On estime que l’OIF a une responsabilité puisque plusieurs mécanismes lui permettent de rappeler à l’ordre ses Etats membres. En 1991, d’ailleurs, le Zaïre de Mobutu avait été sanctionné par l’OIF suite à une sanglante répression d’émeutes étudiantes. On ne demande pas à l’OIF d’exclure la RDC mais au moins qu’elle sorte de son silence et fasse pression sur le gouvernement congolais.

Regards.fr: Le gouvernement congolais est l’unique responsable de la situation dans l’Est du pays ?

Achraf Sebbahi: Non mais étant donné que cela se passe sur son sol national, il a bien entendu la responsabilité de protéger les populations civiles. Après, on sait que le Rwanda, qui est également membre de la Francophonie, est aussi impliqué dans la situation actuelle puisqu’il apporte son soutien à l’un des principaux groupe armé opérant dans la région, le M23 [[le M23 est un groupe politico-militaire pro-tutsi dont le nom fait référence au 23 Mars 2009, date à laquelle le gouvernement de la RDC avait signé un accord avec un autre mouvement – le CNDP de Laurent Nkunda, arrêté depuis. Les militants du M23 dénoncent la mauvaise application de ces accords qui prévoyaient, entre autre, l’intégration des ex-rebelles du CNDP dans l’armée nationale.]]; enfin, la communauté internationale aussi doit être mise face à ses responsabilités et en premier lieu l’Onu qui y dispose d’une importante force, la Monusco. Clairement aujourd’hui, les objectifs de cette mission ne sont pas atteint (malgré le déploiement sur le terrain de 19 083 « membres du personnel en uniforme », ndlr) et on constate dans le dispositif des faiblesses importantes en terme de protection des civils.

Regards.fr: Qu’attendez vous en matière de justice internationale concernant la RDC?

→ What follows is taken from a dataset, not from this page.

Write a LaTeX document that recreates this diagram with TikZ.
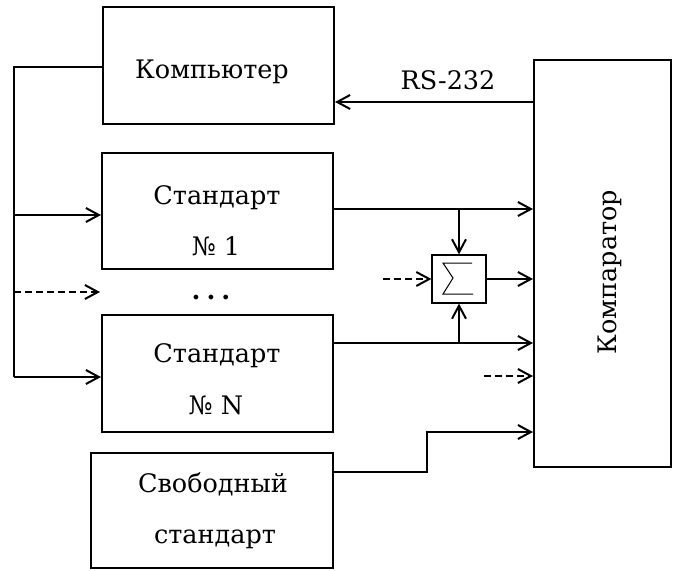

Achraf Sebbahi: La RDC doit respecter ses engagements. Deux personnes dans ce pays font l’objet d’un mandat d’arrêt émis par la Cour pénale internationale (CPI) pour crimes de guerre, Bosco Ntaganda et Sylvestre Mudacumura. Mais ils n’ont toujours pas été arrêté. Il est urgent que le gouvernement congolais adopte une loi qui lui permette de transposer le statut de Rome [[le Statut de Rome définit les règles de fonctionnement élémentaire de la CPI dont la compétence porte sur le crime de génocide, les crimes contre l’humanité, les crimes de guerre et le crime d’agression]], dont la RDC est signataire, dans sa législation. Pour l’instant ce n’est pas compatible et cela crée des situations étranges. Par exemple, seules des juridictions militaires sont en capacité de poursuivre des personnes ayant commis des crimes de guerre ou des crimes contre l’humanité. La RDC doit en finir avec ce type de situations.